Copy out all of the material exactly.

[start]

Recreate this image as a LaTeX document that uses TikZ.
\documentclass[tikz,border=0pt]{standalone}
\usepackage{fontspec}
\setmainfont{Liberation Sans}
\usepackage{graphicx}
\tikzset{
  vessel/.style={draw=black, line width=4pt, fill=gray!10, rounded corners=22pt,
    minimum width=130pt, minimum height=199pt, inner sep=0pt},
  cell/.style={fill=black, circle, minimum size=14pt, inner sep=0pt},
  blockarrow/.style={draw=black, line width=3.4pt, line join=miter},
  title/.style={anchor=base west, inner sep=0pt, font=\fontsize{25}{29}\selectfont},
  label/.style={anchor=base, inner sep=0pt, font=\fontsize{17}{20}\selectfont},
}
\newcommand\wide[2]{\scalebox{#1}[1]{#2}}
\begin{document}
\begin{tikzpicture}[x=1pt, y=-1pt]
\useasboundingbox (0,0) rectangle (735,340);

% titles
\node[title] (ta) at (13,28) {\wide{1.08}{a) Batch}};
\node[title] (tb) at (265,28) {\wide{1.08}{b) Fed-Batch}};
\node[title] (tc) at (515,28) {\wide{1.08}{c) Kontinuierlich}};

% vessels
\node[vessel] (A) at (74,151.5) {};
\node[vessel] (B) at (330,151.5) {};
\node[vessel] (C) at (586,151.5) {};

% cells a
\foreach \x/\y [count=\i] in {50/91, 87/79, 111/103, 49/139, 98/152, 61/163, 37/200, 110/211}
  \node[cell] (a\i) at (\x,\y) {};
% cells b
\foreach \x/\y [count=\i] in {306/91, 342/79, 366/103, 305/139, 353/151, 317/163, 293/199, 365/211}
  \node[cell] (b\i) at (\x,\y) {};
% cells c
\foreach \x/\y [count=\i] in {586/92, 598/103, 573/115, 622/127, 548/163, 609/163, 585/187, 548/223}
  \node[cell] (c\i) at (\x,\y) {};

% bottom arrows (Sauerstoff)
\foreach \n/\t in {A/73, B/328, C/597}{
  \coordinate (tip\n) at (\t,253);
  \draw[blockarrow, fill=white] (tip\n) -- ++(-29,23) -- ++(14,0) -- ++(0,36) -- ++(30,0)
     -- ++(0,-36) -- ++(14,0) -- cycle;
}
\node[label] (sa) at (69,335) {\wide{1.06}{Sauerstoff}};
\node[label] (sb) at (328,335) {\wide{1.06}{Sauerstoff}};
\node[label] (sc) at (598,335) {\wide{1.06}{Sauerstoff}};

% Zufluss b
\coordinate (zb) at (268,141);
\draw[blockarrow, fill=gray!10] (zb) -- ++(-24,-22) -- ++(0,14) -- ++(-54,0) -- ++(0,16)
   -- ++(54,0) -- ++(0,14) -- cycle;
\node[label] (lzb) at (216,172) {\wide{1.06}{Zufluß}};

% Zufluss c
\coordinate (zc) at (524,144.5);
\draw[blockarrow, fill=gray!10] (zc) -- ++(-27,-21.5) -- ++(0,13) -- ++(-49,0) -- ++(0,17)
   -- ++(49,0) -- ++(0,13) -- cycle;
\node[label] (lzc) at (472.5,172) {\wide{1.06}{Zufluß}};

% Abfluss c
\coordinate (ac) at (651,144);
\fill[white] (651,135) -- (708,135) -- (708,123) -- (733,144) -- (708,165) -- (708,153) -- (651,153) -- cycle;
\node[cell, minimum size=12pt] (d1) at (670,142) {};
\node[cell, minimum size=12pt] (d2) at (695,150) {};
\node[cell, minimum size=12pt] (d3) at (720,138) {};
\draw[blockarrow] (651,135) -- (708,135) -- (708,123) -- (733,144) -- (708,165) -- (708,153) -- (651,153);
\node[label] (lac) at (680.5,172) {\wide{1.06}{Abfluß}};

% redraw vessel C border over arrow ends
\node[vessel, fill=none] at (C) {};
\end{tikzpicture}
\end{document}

[end]

### The response:
Recreate this image as a LaTeX document that uses TikZ.
\documentclass[tikz,border=0pt]{standalone}
\usepackage{fontspec}
\setmainfont{Liberation Sans}
\usepackage{graphicx}
\tikzset{
  vessel/.style={draw=black, line width=4pt, fill=gray!10, rounded corners=22pt,
    minimum width=130pt, minimum height=199pt, inner sep=0pt},
  cell/.style={fill=black, circle, minimum size=14pt, inner sep=0pt},
  blockarrow/.style={draw=black, line width=3.4pt, line join=miter},
  title/.style={anchor=base west, inner sep=0pt, font=\fontsize{25}{29}\selectfont},
  label/.style={anchor=base, inner sep=0pt, font=\fontsize{17}{20}\selectfont},
}
\newcommand\wide[2]{\scalebox{#1}[1]{#2}}
\begin{document}
\begin{tikzpicture}[x=1pt, y=-1pt]
\useasboundingbox (0,0) rectangle (735,340);

% titles
\node[title] (ta) at (13,28) {\wide{1.08}{a) Batch}};
\node[title] (tb) at (265,28) {\wide{1.08}{b) Fed-Batch}};
\node[title] (tc) at (515,28) {\wide{1.08}{c) Kontinuierlich}};

% vessels
\node[vessel] (A) at (74,151.5) {};
\node[vessel] (B) at (330,151.5) {};
\node[vessel] (C) at (586,151.5) {};

% cells a
\foreach \x/\y [count=\i] in {50/91, 87/79, 111/103, 49/139, 98/152, 61/163, 37/200, 110/211}
  \node[cell] (a\i) at (\x,\y) {};
% cells b
\foreach \x/\y [count=\i] in {306/91, 342/79, 366/103, 305/139, 353/151, 317/163, 293/199, 365/211}
  \node[cell] (b\i) at (\x,\y) {};
% cells c
\foreach \x/\y [count=\i] in {586/92, 598/103, 573/115, 622/127, 548/163, 609/163, 585/187, 548/223}
  \node[cell] (c\i) at (\x,\y) {};

% bottom arrows (Sauerstoff)
\foreach \n/\t in {A/73, B/328, C/597}{
  \coordinate (tip\n) at (\t,253);
  \draw[blockarrow, fill=white] (tip\n) -- ++(-29,23) -- ++(14,0) -- ++(0,36) -- ++(30,0)
     -- ++(0,-36) -- ++(14,0) -- cycle;
}
\node[label] (sa) at (69,335) {\wide{1.06}{Sauerstoff}};
\node[label] (sb) at (328,335) {\wide{1.06}{Sauerstoff}};
\node[label] (sc) at (598,335) {\wide{1.06}{Sauerstoff}};

% Zufluss b
\coordinate (zb) at (268,141);
\draw[blockarrow, fill=gray!10] (zb) -- ++(-24,-22) -- ++(0,14) -- ++(-54,0) -- ++(0,16)
   -- ++(54,0) -- ++(0,14) -- cycle;
\node[label] (lzb) at (216,172) {\wide{1.06}{Zufluß}};

% Zufluss c
\coordinate (zc) at (524,144.5);
\draw[blockarrow, fill=gray!10] (zc) -- ++(-27,-21.5) -- ++(0,13) -- ++(-49,0) -- ++(0,17)
   -- ++(49,0) -- ++(0,13) -- cycle;
\node[label] (lzc) at (472.5,172) {\wide{1.06}{Zufluß}};

% Abfluss c
\coordinate (ac) at (651,144);
\fill[white] (651,135) -- (708,135) -- (708,123) -- (733,144) -- (708,165) -- (708,153) -- (651,153) -- cycle;
\node[cell, minimum size=12pt] (d1) at (670,142) {};
\node[cell, minimum size=12pt] (d2) at (695,150) {};
\node[cell, minimum size=12pt] (d3) at (720,138) {};
\draw[blockarrow] (651,135) -- (708,135) -- (708,123) -- (733,144) -- (708,165) -- (708,153) -- (651,153);
\node[label] (lac) at (680.5,172) {\wide{1.06}{Abfluß}};

% redraw vessel C border over arrow ends
\node[vessel, fill=none] at (C) {};
\end{tikzpicture}
\end{document}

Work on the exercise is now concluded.